We hear about projects all the time that have been developed for longer (Linux, Star Citizen, Temple OS, et al) and those are the successes and failures that people have actually heard about. Lots of other people fail along the way (or succeed in not achieving much) with decades of development. I think DF's development need not be elevated to a quasi-religious tale because someone got good enough life RNG, anymore than being born with the money to brute force it is laudable.

danblick|4 years ago

I'd recommend thinking a little about the algorithms involved in efficiently assigning a nearby task to each dwarf and then planning a path for each dwarf to its destination.

It gets interesting pretty fast and a PhD would not hurt. :)

e.g. https://arxiv.org/abs/1906.08291

Would you maintain a roadmap telling you how to get from place to place, or just constantly replan? What happens when you change the available paths by building a wall or locking a door?

izend|4 years ago

That's not even the most complex algorithm Tarn has implemented, I believe the ones he created for fluid dynamics are much more complex.

setr|4 years ago

Pathfinding is largely not that bad — hierarchal A* for long distance pathing, flow field for dense agent areas (eg your fort). With sufficient density, it’s worth recalculating the field repeatedly. Partitions can also be used for resource-lookup, threat caching, etc. Brogue’s djikstra maps[0], and Dave Mark’s modular influence maps[1] are very interesting possibilities as well..

Your paper is dealing with a completely different problem — collision avoidance is hard, and you really shouldn’t care about it in a game like DF anyways. Simply treat existing dwarves as a wall, or allow multiple dwarves to be on the same tile momentarily (with a very strong preference to stand on their own tile).

Task assignment is DF/rimworld/etc is also pretty dumb — they’re fairly obviously simple greedy algorithms. you don’t need to be anything close to optimal to be effective. There exists a list of open tasks (place building, move x59 stone, fight baddie. User actions generally corresponds to multiple tasks). When a dwarf is idle, he takes the task-list, merges it with his needs (food, water, self-preservation, etc). Filter this list by permitted activities for the dwarf, prioritize the list (needs first, then by user-defined job priority, then by random roll). Lock any relevant object (eg x59 rocks in a move task) and execute.

As far as I know, there’s no attempt at global coordination in DF beyond simple locks — which I’m not sure are actually that strict. In DF I’m pretty sure two dwarves can go for the same pile of x50 rocks, and it’s simply first one wins. In rimworld it’s quite clear only one entity can hold a claim. DF in that case is much simpler and error-free (don’t need to care about dwarves dying while holding a lock) but rimworld’s would be more consistent and make better progress over time (eg a far away entity doesn’t keep getting screwed trying to grab resources from the base).

Pathfinding is largely a solved problem. Resource allocation doesn’t need to be smart.

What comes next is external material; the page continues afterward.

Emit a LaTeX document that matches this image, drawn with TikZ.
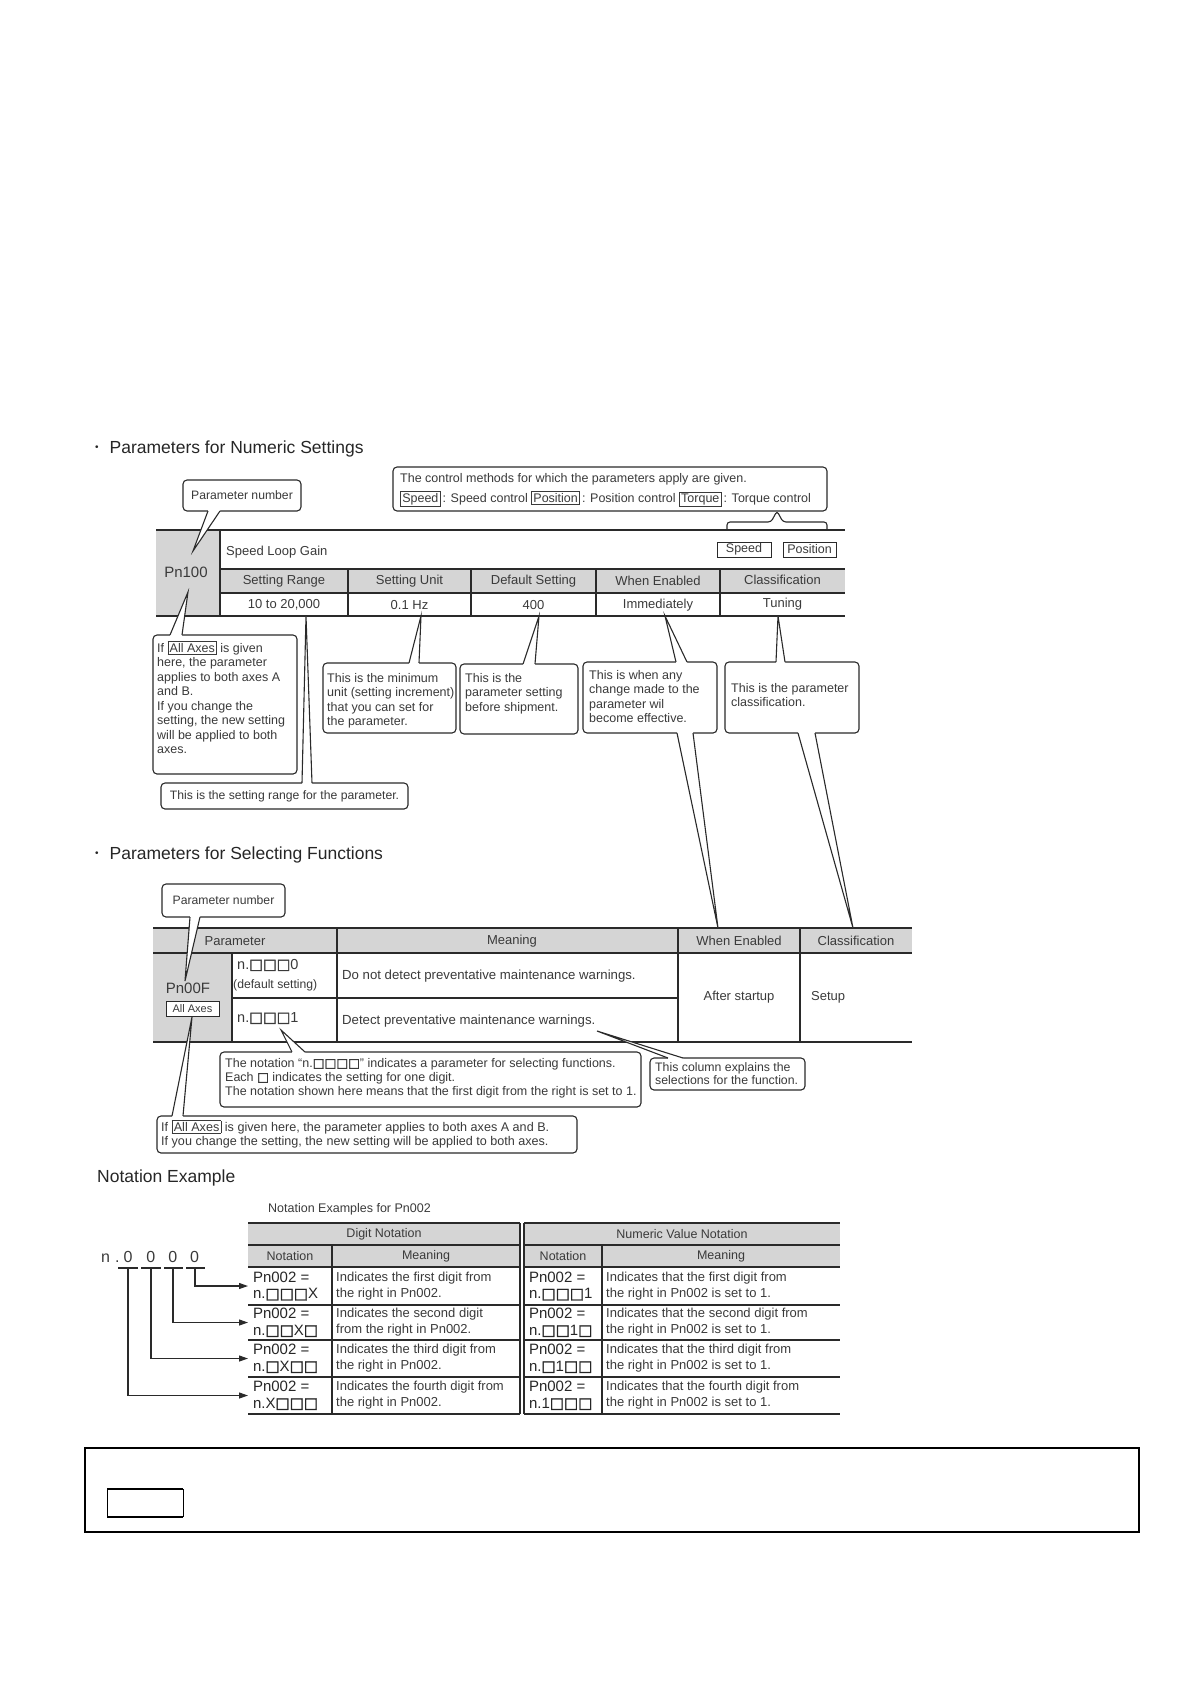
\documentclass[tikz,border=0pt]{standalone}
\usepackage{fontspec}
\setmainfont{Liberation Sans}
\newfontfamily\symf[FakeBold=2]{DejaVu Sans}
\usetikzlibrary{arrows.meta,fit}
\definecolor{txt}{HTML}{3A3A3A}
\definecolor{lc}{HTML}{2A2A2A}
\definecolor{cg}{HTML}{D5D5D5}
\newcommand\sq{{\symf □}}
\newcommand\bul{\raisebox{3pt}{\fontsize{10}{10}\selectfont •}}
\newcommand\tagb[1]{{\setlength\fboxsep{1.2pt}\setlength\fboxrule{0.9pt}\fbox{#1}}}
% #1 box, #2 north|south, #3 dx1, #4 dx2, #5 tip, #6 inward yshift
\newcommand\callptr[6]{%
  \fill[white] ([xshift=#3pt]#1.#2 west) -- (#5) -- ([xshift=#4pt]#1.#2 west)
     -- ([xshift=#4pt,yshift=#6pt]#1.#2 west) -- ([xshift=#3pt,yshift=#6pt]#1.#2 west) -- cycle;
  \draw[ptr] ([xshift=#3pt]#1.#2 west) -- (#5) -- ([xshift=#4pt]#1.#2 west);}
\begin{document}
\begin{tikzpicture}[x=1pt,y=-1pt,
  cbox/.style={draw=lc, line width=1.1pt, rounded corners=4pt, fill=white, inner sep=0pt, outer sep=0pt},
  ptr/.style={draw=lc, line width=1.1pt, line join=miter},
  ct/.style={text=txt, font=\fontsize{12.5}{14.5}\selectfont, align=left, inner sep=0pt, anchor=north west},
  ctc/.style={text=txt, font=\fontsize{12.2}{14.5}\selectfont, inner sep=0pt},
  tl/.style={draw=lc, line width=1.2pt},
  th/.style={text=txt, font=\fontsize{13}{15}\selectfont, inner sep=0pt},
  hd/.style={text=black!85, font=\fontsize{17.5}{20}\selectfont, inner sep=0pt, anchor=base west},
  tagn/.style={draw=lc, line width=0.9pt, fill=white, inner sep=0pt, outer sep=0pt, text=txt, font=\fontsize{12.5}{14}\selectfont},
  arr/.style={draw=lc, line width=1.1pt, -{Triangle[length=9pt,width=6pt]}},
  ncell/.style={anchor=west, inner xsep=5pt, inner ysep=0pt, outer sep=0pt, align=left, text=black!85, font=\fontsize{15}{16.5}\selectfont},
  mcell/.style={anchor=west, inner sep=0pt, align=left, text=txt, font=\fontsize{13}{16}\selectfont}
]
\useasboundingbox (0,0) rectangle (1191,1684);

% ================= Section 1 =================
\node[hd] (h1) at (95,453) {\bul\hspace{11pt}Parameters for Numeric Settings};

% table 1
\fill[cg] (156,530) rectangle (220,616);
\fill[cg] (220,569) rectangle (845,593);
\draw[tl] (156,530) -- (845,530);
\draw[tl] (220,569) -- (845,569);
\draw[tl] (220,593) -- (845,593);
\draw[tl] (156,616) -- (845,616);
\draw[tl] (220,530) -- (220,616);
\foreach \x in {348,471,596,720} \draw[tl] (\x,569) -- (\x,616);

\node[th, anchor=west] (slg) at (226,552) {Speed Loop Gain};
\node[th, font=\fontsize{15}{17}\selectfont] (pn100) at (186,572) {Pn100};
\node[th] (hsr) at (284,581) {Setting Range};
\node[th] (hsu) at (409.5,581) {Setting Unit};
\node[th] (hds) at (533.5,581) {Default Setting};
\node[th] (hwe) at (658,581) {When Enabled};
\node[th] (hcl) at (782.5,580) {Classification};
\node[th] (vsr) at (284,605) {10 to 20,000};
\node[th] (vsu) at (409.5,605) {0.1 Hz};
\node[th] (vds) at (533.5,605) {400};
\node[th] (vwe) at (658,605) {Immediately};
\node[th] (vcl) at (782.5,604) {Tuning};

\node[tagn, minimum width=54pt, minimum height=15pt] (tsp) at (744,549.5) {Speed};
\node[tagn, minimum width=53pt, minimum height=15pt] (tpo) at (809.5,549.5) {Position};

% control methods callout
\node[cbox, fit={(393,467)(827,511)}] (ctl) {};
\node[ct, font=\fontsize{12.5}{20}\selectfont] (ctlt) at (400,473) {The control methods for which the parameters apply are given.\\
\tagb{Speed}\,: Speed control \tagb{Position}\,: Position control \tagb{Torque}\,: Torque control};
\coordinate (brtip) at (777,511);
\coordinate (brl) at (727,530);
\coordinate (brr) at (827,530);
\draw[ptr, rounded corners=3pt] (brl) |- (771,522) -- (brtip) -- (783,522) -| (brr);

% parameter number callout 1
\node[cbox, fit={(183,480)(301,511)}] (pn1) {};
\node[ctc] (pn1t) at (pn1.center) {Parameter number};
\coordinate (tip1) at (193,551);
\callptr{pn1}{south}{25}{37}{tip1}{2}

% callouts below table 1
\node[cbox, fit={(153,635)(297,774)}] (cax) {};
\node[ct] (caxt) at (157,641) {If \tagb{All Axes} is given\\ here, the parameter\\ applies to both axes A\\ and B.\\ If you change the\\ setting, the new setting\\ will be applied to both\\ axes.};
\coordinate (tipax) at (188,592);
\callptr{cax}{north}{17}{29}{tipax}{-2}

\node[cbox, fit={(161,783)(408,809)}] (crg) {};
\node[ctc] (crgt) at (crg.center) {This is the setting range for the parameter.};
\coordinate (tiprg) at (306,616);
\callptr{crg}{north}{141}{151}{tiprg}{-2}

\node[cbox, fit={(323,663)(456,733)}] (cun) {};
\node[ct] (cunt) at (327,673) {This is the minimum\\ unit (setting increment)\\ that you can set for\\ the parameter.};
\coordinate (tipun) at (421,616);
\callptr{cun}{north}{86}{96}{tipun}{-2}

\node[cbox, fit={(460,664)(578,734)}] (cdf) {};
\node[ct] (cdft) at (465,673) {This is the\\ parameter setting\\ before shipment.};
\coordinate (tipdf) at (539,616);
\callptr{cdf}{north}{63}{75}{tipdf}{-2}

\node[cbox, fit={(583,662)(717,733)}] (cwe) {};
\node[ct] (cwet) at (589,670) {This is when any\\ change made to the\\ parameter wil\\ become effective.};
\coordinate (tipwe) at (665,616);
\callptr{cwe}{north}{93}{104}{tipwe}{-2}

\node[cbox, fit={(725,662)(859,733)}] (ccl) {};
\node[ct] (cclt) at (731,683) {This is the parameter\\ classification.};
\coordinate (tipcl) at (778,616);
\callptr{ccl}{north}{51}{60}{tipcl}{-2}

% ================= Section 2 =================
\node[hd] (h2) at (95,859) {\bul\hspace{11pt}Parameters for Selecting Functions};

% table 2
\fill[cg] (153,928) rectangle (912,953);
\fill[cg] (153,953) rectangle (232,1042);
\draw[tl] (153,928) -- (912,928);
\draw[tl] (153,953) -- (912,953);
\draw[tl] (232,998) -- (678,998);
\draw[tl] (153,1042) -- (912,1042);
\draw[tl] (232,953) -- (232,1042);
\foreach \x in {337,678,800} \draw[tl] (\x,928) -- (\x,1042);

\node[th] (h2p) at (235,941) {Parameter};
\node[th] (h2m) at (512,941) {Meaning};
\node[th] (h2w) at (739,941) {When Enabled};
\node[th] (h2c) at (856,941) {Classification};
\node[th, font=\fontsize{15}{17}\selectfont] (pn00f) at (188,988) {Pn00F};
\node[tagn, font=\fontsize{11}{12}\selectfont, minimum width=53pt, minimum height=15pt] (aax) at (192.5,1008.5) {All Axes};
\node[th, anchor=west, font=\fontsize{14.5}{16}\selectfont] (o0) at (237,965) {n.\sq\sq\sq 0};
\node[th, anchor=west, font=\fontsize{12.2}{14}\selectfont] (o0d) at (233,985) {(default setting)};
\node[th, anchor=west, font=\fontsize{14.5}{16}\selectfont] (o1) at (237,1018) {n.\sq\sq\sq 1};
\node[th, anchor=west, font=\fontsize{13.2}{14}\selectfont] (m0) at (342,976) {Do not detect preventative maintenance warnings.};
\node[th, anchor=west, font=\fontsize{13.2}{14}\selectfont] (m1) at (342,1021) {Detect preventative maintenance warnings.};
\node[th] (ast) at (739,997) {After startup};
\node[th, anchor=west] (stp) at (811,997) {Setup};

% pointers from the callouts above down to table 2 headers
\coordinate (tipwe2) at (718,928);
\callptr{cwe}{south}{94}{110}{tipwe2}{2}
\coordinate (tipcl2) at (853,928);
\callptr{ccl}{south}{73}{90}{tipcl2}{2}

% parameter number callout 2
\node[cbox, fit={(162,884)(285,917)}] (pn2) {};
\node[ctc] (pn2t) at (pn2.center) {Parameter number};
\coordinate (tip2) at (185,981);
\callptr{pn2}{south}{28}{38}{tip2}{2}

% notation callout
\node[cbox, fit={(220,1052)(641,1107)}] (cnt) {};
\node[ct, font=\fontsize{12.5}{14}\selectfont] (cntt) at (225,1058) {The notation “n.\sq\sq\sq\sq” indicates a parameter for selecting functions.\\ Each \sq\ indicates the setting for one digit.\\ The notation shown here means that the first digit from the right is set to 1.};
\coordinate (tipnt) at (281,1030);
\callptr{cnt}{north}{72}{85}{tipnt}{-2}

% column explanation callout
\node[cbox, fit={(650,1058)(805,1090)}] (ccol) {};
\node[ct, font=\fontsize{12.3}{13.5}\selectfont] (ccolt) at (655,1062) {This column explains the\\ selections for the function.};
\coordinate (tipcol) at (597,1031);
\callptr{ccol}{north}{18}{33}{tipcol}{-2}

% all axes callout 2
\node[cbox, fit={(157,1116)(577,1153)}] (cax2) {};
\node[ct, font=\fontsize{12.6}{14}\selectfont] (cax2t) at (161,1120) {If \tagb{All Axes} is given here, the parameter applies to both axes A and B.\\ If you change the setting, the new setting will be applied to both axes.};
\coordinate (tipax2) at (192,1017);
\callptr{cax2}{north}{15}{26}{tipax2}{-2}

% ================= Notation example =================
\node[hd] (h3) at (97,1182) {Notation Example};
\node[th, anchor=base west, font=\fontsize{12.5}{14}\selectfont] (ncap) at (268,1212) {Notation Examples for Pn002};

\fill[cg] (248,1223) rectangle (520,1267);
\fill[cg] (524,1223) rectangle (840,1267);
\foreach \y in {1245,1267,1305,1340,1377,1414} {
  \draw[tl] (248,\y) -- (520,\y);
  \draw[tl] (524,\y) -- (840,\y);
}
\draw[draw=lc, line width=1.5pt] (248,1223) -- (520,1223);
\draw[draw=lc, line width=1.5pt] (524,1223) -- (840,1223);
\draw[tl] (520,1223) -- (520,1414);
\draw[tl] (524,1223) -- (524,1414);
\draw[tl] (332,1245) -- (332,1414);
\draw[tl] (602,1245) -- (602,1414);

\node[th, font=\fontsize{12.5}{14}\selectfont] (hdn) at (384,1234) {Digit Notation};
\node[th, font=\fontsize{12.5}{14}\selectfont] (hnv) at (682,1234) {Numeric Value Notation};
\node[th, font=\fontsize{12.5}{14}\selectfont] (hn1) at (290,1256) {Notation};
\node[th, font=\fontsize{12.5}{14}\selectfont] (hm1) at (426,1256) {Meaning};
\node[th, font=\fontsize{12.5}{14}\selectfont] (hn2) at (563,1256) {Notation};
\node[th, font=\fontsize{12.5}{14}\selectfont] (hm2) at (721,1256) {Meaning};

\node[ncell] (r1) at (248,1286) {Pn002 =\\ n.\sq\sq\sq X};
\node[ncell] (r2) at (248,1322.5) {Pn002 =\\ n.\sq\sq X\sq};
\node[ncell] (r3) at (248,1358.5) {Pn002 =\\ n.\sq X\sq\sq};
\node[ncell] (r4) at (248,1395.5) {Pn002 =\\ n.X\sq\sq\sq};
\node[mcell] (m1a) at (336,1286) {Indicates the first digit from\\ the right in Pn002.};
\node[mcell] (m2a) at (336,1322.5) {Indicates the second digit\\ from the right in Pn002.};
\node[mcell] (m3a) at (336,1358.5) {Indicates the third digit from\\ the right in Pn002.};
\node[mcell] (m4a) at (336,1395.5) {Indicates the fourth digit from\\ the right in Pn002.};
\node[ncell] (s1) at (524,1286) {Pn002 =\\ n.\sq\sq\sq 1};
\node[ncell] (s2) at (524,1322.5) {Pn002 =\\ n.\sq\sq 1\sq};
\node[ncell] (s3) at (524,1358.5) {Pn002 =\\ n.\sq 1\sq\sq};
\node[ncell] (s4) at (524,1395.5) {Pn002 =\\ n.1\sq\sq\sq};
\node[mcell] (m1b) at (606,1286) {Indicates that the first digit from\\ the right in Pn002 is set to 1.};
\node[mcell] (m2b) at (606,1322.5) {Indicates that the second digit from\\ the right in Pn002 is set to 1.};
\node[mcell] (m3b) at (606,1358.5) {Indicates that the third digit from\\ the right in Pn002 is set to 1.};
\node[mcell] (m4b) at (606,1395.5) {Indicates that the fourth digit from\\ the right in Pn002 is set to 1.};

% n.0000 with underlines and arrows
\node[anchor=base west, inner sep=0pt, text=txt, font=\fontsize{16}{18}\selectfont] (nex) at (101,1262) {n\kern5pt.\kern4pt0\kern14pt0\kern13pt0\kern13pt0};
\coordinate (u1) at (128,1268);
\coordinate (u2) at (151,1268);
\coordinate (u3) at (173,1268);
\coordinate (u4) at (195,1268);
\draw[ptr] (118,1268) -- (138,1268);
\draw[ptr] (141,1268) -- (161,1268);
\draw[ptr] (164,1268) -- (183,1268);
\draw[ptr] (186,1268) -- (205,1268);
\draw[arr] (u4) |- (r1.west);
\draw[arr] (u3) |- (r2.west);
\draw[arr] (u2) |- (r3.west);
\draw[arr] (u1) |- (r4.west);

% ================= bottom frame =================
\draw[draw=black, line width=1.4pt] (85,1448) rectangle (1139,1532);
\draw[draw=black, line width=1.4pt] (107,1489) -- (183,1489);
\draw[draw=black, line width=1.4pt] (107,1517) -- (183,1517);
\draw[draw=black, line width=0.6pt] (107,1489) -- (107,1517);
\draw[draw=black, line width=0.6pt] (183,1489) -- (183,1517);
\end{tikzpicture}
\end{document}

I’m fairly positive DF’s biggest hurdles are largely in finding game-sufficient and efficient estimate models for complex processes: planet, fluid, wind (a kind of fluid), plant growth, etc. These models are all fairly well defined (to our gaming needs) by their respective communities, but they’re also far more involved than what we need — we just need to be roughly correct, and ideally have a self-stabilizing sim.

The difficulty of gamedev generally is simplifying the problem to find only what actually matters.

[0] http://www.roguebasin.com/index.php/The_Incredible_Power_of_...

[1] http://www.gameaipro.com/GameAIPro2/GameAIPro2_Chapter30_Mod...

cheesetable|4 years ago

Headlines often aren't meant to be read literally.

It's just a teaser to read the article.

MaxikCZ|4 years ago

> Headlines often aren't meant to be read literally.

Why is this normalized?

fridif|4 years ago

But why is it bad to react to a headline? It offered something interesting to consider.